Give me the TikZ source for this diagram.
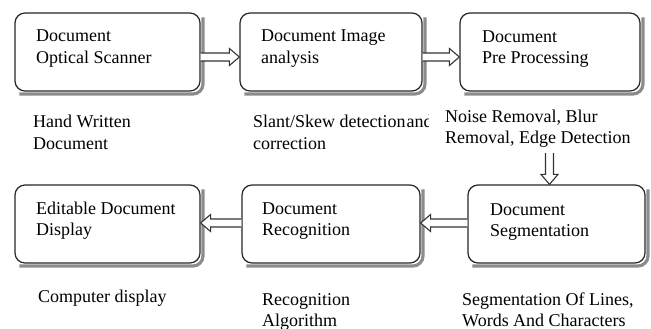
\documentclass[tikz,border=0pt]{standalone}
\usepackage{fontspec}
\setmainfont{Liberation Serif}
\usetikzlibrary{calc}
\begin{document}
\begin{tikzpicture}[x=1pt,y=-1pt,
  box/.style={draw=black!85, line width=1.2pt, rounded corners=10pt, fill=white,
    minimum width=#1, minimum height=78pt, inner sep=0pt},
  shadowline/.style={draw=black!45, line width=3.2pt, rounded corners=10pt},
  txt/.style={anchor=base west, inner sep=0pt, font=\fontsize{18}{21}\selectfont},
  hollow/.style={draw=black!80, line width=1.1pt, fill=white,
    to path={let \p1=(\tikztostart), \p2=(\tikztotarget), \p3=($(\p2)!10pt!(\p1)$) in
      ($(\p1)!4pt!90:(\p2)$) -- ($(\p3)!4pt!90:(\p2)$) -- ($(\p3)!8.5pt!90:(\p2)$) -- (\p2)
      -- ($(\p3)!8.5pt!-90:(\p2)$) -- ($(\p3)!4pt!-90:(\p2)$) -- ($(\p1)!4pt!-90:(\p2)$)}}
]
\useasboundingbox (0,0) rectangle (651,329);

% boxes
\node[box=185pt] (b1) at (107.5,52) {};
\node[box=182pt] (b2) at (331,52) {};
\node[box=180pt] (b3) at (550,52) {};
\node[box=185pt] (b4) at (107.5,224) {};
\node[box=178pt] (b5) at (331,224) {};
\node[box=177pt] (b6) at (556.5,224) {};

% shadows along right and bottom edges
\foreach \bx in {b1,b2,b3,b4,b5,b6}
  \draw[shadowline] ([shift={(2.4,5)}]\bx.north east) -- ([shift={(2.4,2.4)}]\bx.south east) -- ([shift={(5,2.4)}]\bx.south west);

% box texts
\node[txt] (t1) at (36,42) {\begin{tabular}[t]{@{}l@{}}Document\\Optical Scanner\end{tabular}};
\node[txt] (t2) at (261,42) {\begin{tabular}[t]{@{}l@{}}Document Image\\analysis\end{tabular}};
\node[txt] (t3) at (482,43) {\begin{tabular}[t]{@{}l@{}}Document\\Pre Processing\end{tabular}};
\node[txt] (t4) at (36,214) {\begin{tabular}[t]{@{}l@{}}Editable Document\\Display\end{tabular}};
\node[txt] (t5) at (262,214) {\begin{tabular}[t]{@{}l@{}}Document\\Recognition\end{tabular}};
\node[txt] (t6) at (490,215) {\begin{tabular}[t]{@{}l@{}}Document\\Segmentation\end{tabular}};

% captions
\node[txt] (c1) at (33,128) {\begin{tabular}[t]{@{}l@{}}Hand Written\\Document\end{tabular}};
\begin{scope}
  \clip (240,100) rectangle (428,160);
  \node[txt] (c2) at (253,128) {\begin{tabular}[t]{@{}l@{}}Slant/Skew detection\hspace{1pt}and\\correction\end{tabular}};
\end{scope}
\node[txt] (c3) at (445,122) {\begin{tabular}[t]{@{}l@{}}Noise Removal, Blur\\Removal, Edge Detection\end{tabular}};
\node[txt] (c4) at (38,302) {Computer display};
\node[txt] (c5) at (262,305) {\begin{tabular}[t]{@{}l@{}}Recognition\\Algorithm\end{tabular}};
\node[txt] (c6) at (462,305) {\begin{tabular}[t]{@{}l@{}}Segmentation Of Lines,\\Words And Characters\end{tabular}};

% arrows
\coordinate (v) at (549.5,153);
\draw[hollow] ([yshift=-5pt]b1.east) to ([yshift=-5pt]b2.west);
\draw[hollow] ([yshift=-5pt]b2.east) to ([yshift=-5pt]b3.west);
\draw[hollow] (v) to (v |- b6.north);
\draw[hollow] ([yshift=1pt]b6.west) to ([yshift=1pt]b5.east);
\draw[hollow] ([yshift=1pt]b5.west) to ([yshift=1pt]b4.east);
\end{tikzpicture}
\end{document}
::::::::::
### What is required
Go through the data above and transcribe it in full, omitting any image.

### Reply to the task
Give me the TikZ source for this diagram.
\documentclass[tikz,border=0pt]{standalone}
\usepackage{fontspec}
\setmainfont{Liberation Serif}
\usetikzlibrary{calc}
\begin{document}
\begin{tikzpicture}[x=1pt,y=-1pt,
  box/.style={draw=black!85, line width=1.2pt, rounded corners=10pt, fill=white,
    minimum width=#1, minimum height=78pt, inner sep=0pt},
  shadowline/.style={draw=black!45, line width=3.2pt, rounded corners=10pt},
  txt/.style={anchor=base west, inner sep=0pt, font=\fontsize{18}{21}\selectfont},
  hollow/.style={draw=black!80, line width=1.1pt, fill=white,
    to path={let \p1=(\tikztostart), \p2=(\tikztotarget), \p3=($(\p2)!10pt!(\p1)$) in
      ($(\p1)!4pt!90:(\p2)$) -- ($(\p3)!4pt!90:(\p2)$) -- ($(\p3)!8.5pt!90:(\p2)$) -- (\p2)
      -- ($(\p3)!8.5pt!-90:(\p2)$) -- ($(\p3)!4pt!-90:(\p2)$) -- ($(\p1)!4pt!-90:(\p2)$)}}
]
\useasboundingbox (0,0) rectangle (651,329);

% boxes
\node[box=185pt] (b1) at (107.5,52) {};
\node[box=182pt] (b2) at (331,52) {};
\node[box=180pt] (b3) at (550,52) {};
\node[box=185pt] (b4) at (107.5,224) {};
\node[box=178pt] (b5) at (331,224) {};
\node[box=177pt] (b6) at (556.5,224) {};

% shadows along right and bottom edges
\foreach \bx in {b1,b2,b3,b4,b5,b6}
  \draw[shadowline] ([shift={(2.4,5)}]\bx.north east) -- ([shift={(2.4,2.4)}]\bx.south east) -- ([shift={(5,2.4)}]\bx.south west);

% box texts
\node[txt] (t1) at (36,42) {\begin{tabular}[t]{@{}l@{}}Document\\Optical Scanner\end{tabular}};
\node[txt] (t2) at (261,42) {\begin{tabular}[t]{@{}l@{}}Document Image\\analysis\end{tabular}};
\node[txt] (t3) at (482,43) {\begin{tabular}[t]{@{}l@{}}Document\\Pre Processing\end{tabular}};
\node[txt] (t4) at (36,214) {\begin{tabular}[t]{@{}l@{}}Editable Document\\Display\end{tabular}};
\node[txt] (t5) at (262,214) {\begin{tabular}[t]{@{}l@{}}Document\\Recognition\end{tabular}};
\node[txt] (t6) at (490,215) {\begin{tabular}[t]{@{}l@{}}Document\\Segmentation\end{tabular}};

% captions
\node[txt] (c1) at (33,128) {\begin{tabular}[t]{@{}l@{}}Hand Written\\Document\end{tabular}};
\begin{scope}
  \clip (240,100) rectangle (428,160);
  \node[txt] (c2) at (253,128) {\begin{tabular}[t]{@{}l@{}}Slant/Skew detection\hspace{1pt}and\\correction\end{tabular}};
\end{scope}
\node[txt] (c3) at (445,122) {\begin{tabular}[t]{@{}l@{}}Noise Removal, Blur\\Removal, Edge Detection\end{tabular}};
\node[txt] (c4) at (38,302) {Computer display};
\node[txt] (c5) at (262,305) {\begin{tabular}[t]{@{}l@{}}Recognition\\Algorithm\end{tabular}};
\node[txt] (c6) at (462,305) {\begin{tabular}[t]{@{}l@{}}Segmentation Of Lines,\\Words And Characters\end{tabular}};

% arrows
\coordinate (v) at (549.5,153);
\draw[hollow] ([yshift=-5pt]b1.east) to ([yshift=-5pt]b2.west);
\draw[hollow] ([yshift=-5pt]b2.east) to ([yshift=-5pt]b3.west);
\draw[hollow] (v) to (v |- b6.north);
\draw[hollow] ([yshift=1pt]b6.west) to ([yshift=1pt]b5.east);
\draw[hollow] ([yshift=1pt]b5.west) to ([yshift=1pt]b4.east);
\end{tikzpicture}
\end{document}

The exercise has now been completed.